The smaller triangle is based on the BT.709 primaries, the larger triangle on the monitor's. The twelve arrows point from how BT.709 says twelve video colors should be to how they actually displayed. The diagram doesn't show that the luminances of the displayed colors are also wrong.

Dennis Couzin
Berlin, Germany
Re: Avoid Matrox at any cost !
September 25, 2012 01:57AM
Ethan Wrote:
-------------------------------------------------------
> The Matrox card is just OK, I might be happier
> with it if I had opted for the Max, but it has
> been problematical. It still plays crunchy audio
> sometimes. It's not working with Premiere for
> some reason. I guess it needs a re-install.

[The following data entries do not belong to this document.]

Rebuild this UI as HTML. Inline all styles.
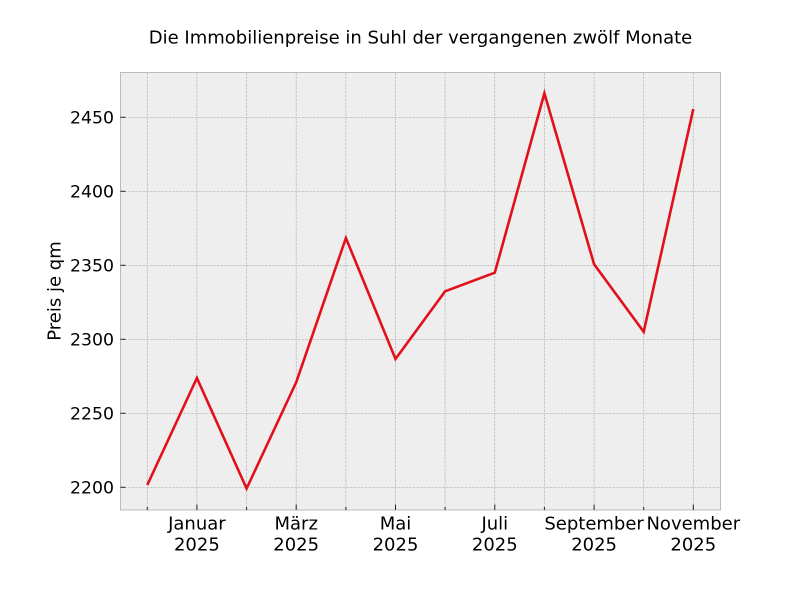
<!DOCTYPE html>
<html><head><meta charset="utf-8"><style>
html,body{margin:0;padding:0;background:#fff;}
svg{display:block;}
text{font-family:"DejaVu Sans","Liberation Sans",sans-serif;fill:#000;}
</style></head><body>
<svg width="800" height="600" viewBox="0 0 800 600" xmlns="http://www.w3.org/2000/svg">
<rect x="0" y="0" width="800" height="600" fill="#fff"/>
<rect x="120.5" y="72.5" width="600" height="437.5" fill="#eeeeee"/>
<g stroke="#b2b2b2" stroke-width="0.7" stroke-dasharray="2.6 1.1" fill="none">
<line x1="147.3" y1="72.5" x2="147.3" y2="510"/>
<line x1="196.9" y1="72.5" x2="196.9" y2="510"/>
<line x1="246.6" y1="72.5" x2="246.6" y2="510"/>
<line x1="296.2" y1="72.5" x2="296.2" y2="510"/>
<line x1="345.9" y1="72.5" x2="345.9" y2="510"/>
<line x1="395.5" y1="72.5" x2="395.5" y2="510"/>
<line x1="445.1" y1="72.5" x2="445.1" y2="510"/>
<line x1="494.8" y1="72.5" x2="494.8" y2="510"/>
<line x1="544.4" y1="72.5" x2="544.4" y2="510"/>
<line x1="594.1" y1="72.5" x2="594.1" y2="510"/>
<line x1="643.7" y1="72.5" x2="643.7" y2="510"/>
<line x1="693.3" y1="72.5" x2="693.3" y2="510"/>
<line x1="120.5" y1="487.3" x2="720.5" y2="487.3"/>
<line x1="120.5" y1="413.3" x2="720.5" y2="413.3"/>
<line x1="120.5" y1="339.3" x2="720.5" y2="339.3"/>
<line x1="120.5" y1="265.3" x2="720.5" y2="265.3"/>
<line x1="120.5" y1="191.3" x2="720.5" y2="191.3"/>
<line x1="120.5" y1="117.3" x2="720.5" y2="117.3"/>
</g>
<polyline fill="none" stroke="#e2101c" stroke-width="2.6" stroke-linejoin="miter"
points="147.3,485 196.9,378 246.6,488.5 296.2,382.3 345.9,238 395.5,359 445.1,291.3 494.8,272.7 544.4,93.3 594.1,264.3 643.7,331.8 693.3,109"/>
<rect x="120.5" y="72.5" width="600" height="437.5" fill="none" stroke="#bcbcbc" stroke-width="1"/>
<g stroke="#222" stroke-width="1">
<line x1="120.5" y1="487.3" x2="125.5" y2="487.3"/>
<line x1="120.5" y1="413.3" x2="125.5" y2="413.3"/>
<line x1="120.5" y1="339.3" x2="125.5" y2="339.3"/>
<line x1="120.5" y1="265.3" x2="125.5" y2="265.3"/>
<line x1="120.5" y1="191.3" x2="125.5" y2="191.3"/>
<line x1="120.5" y1="117.3" x2="125.5" y2="117.3"/>
<line x1="196.9" y1="510" x2="196.9" y2="504.5"/>
<line x1="296.2" y1="510" x2="296.2" y2="504.5"/>
<line x1="395.5" y1="510" x2="395.5" y2="504.5"/>
<line x1="494.8" y1="510" x2="494.8" y2="504.5"/>
<line x1="594.1" y1="510" x2="594.1" y2="504.5"/>
<line x1="693.3" y1="510" x2="693.3" y2="504.5"/>
<line x1="147.3" y1="510" x2="147.3" y2="507"/>
<line x1="246.6" y1="510" x2="246.6" y2="507"/>
<line x1="345.9" y1="510" x2="345.9" y2="507"/>
<line x1="445.1" y1="510" x2="445.1" y2="507"/>
<line x1="544.4" y1="510" x2="544.4" y2="507"/>
<line x1="643.7" y1="510" x2="643.7" y2="507"/>
</g>
<g font-size="17.3" text-anchor="end">
<text x="114" y="493.5">2200</text>
<text x="114" y="419.5">2250</text>
<text x="114" y="345.5">2300</text>
<text x="114" y="271.5">2350</text>
<text x="114" y="197.5">2400</text>
<text x="114" y="123.5">2450</text>
</g>
<g font-size="18" text-anchor="middle">
<text x="196.9" y="529.5">Januar</text><text x="196.9" y="550.5">2025</text>
<text x="296.2" y="529.5">März</text><text x="296.2" y="550.5">2025</text>
<text x="395.5" y="529.5">Mai</text><text x="395.5" y="550.5">2025</text>
<text x="494.8" y="529.5">Juli</text><text x="494.8" y="550.5">2025</text>
<text x="594.1" y="529.5">September</text><text x="594.1" y="550.5">2025</text>
<text x="693.3" y="529.5">November</text><text x="693.3" y="550.5">2025</text>
</g>
<text x="420.5" y="43.5" font-size="18" text-anchor="middle">Die Immobilienpreise in Suhl der vergangenen zwölf Monate</text>
<text x="0" y="0" font-size="18" text-anchor="middle" transform="translate(60.5,291) rotate(-90)">Preis je qm</text>
</svg>
</body></html>
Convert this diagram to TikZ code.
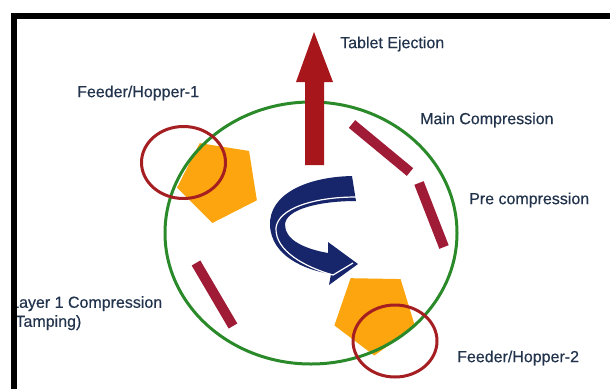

Ethan just FYI, the new Matrox MXO2 drivers (and possibly the MXO as well) can only handle ONE NLE at at time, depending on which versions you're running. I'm using an older driver that works with FCP7 but not Premiere CS6; their Premiere driver does not work with FCPX either, you have to choose which one you want.

JVK
Re: Avoid Matrox at any cost !
September 27, 2012 01:53PM
I'm on FCP 7 and CS 5.5, OSX 6.8 theoretically they use the same drivers. But the last driver install was probably before the premiere install, I'm not sure. So this is where I suspect my issue is from.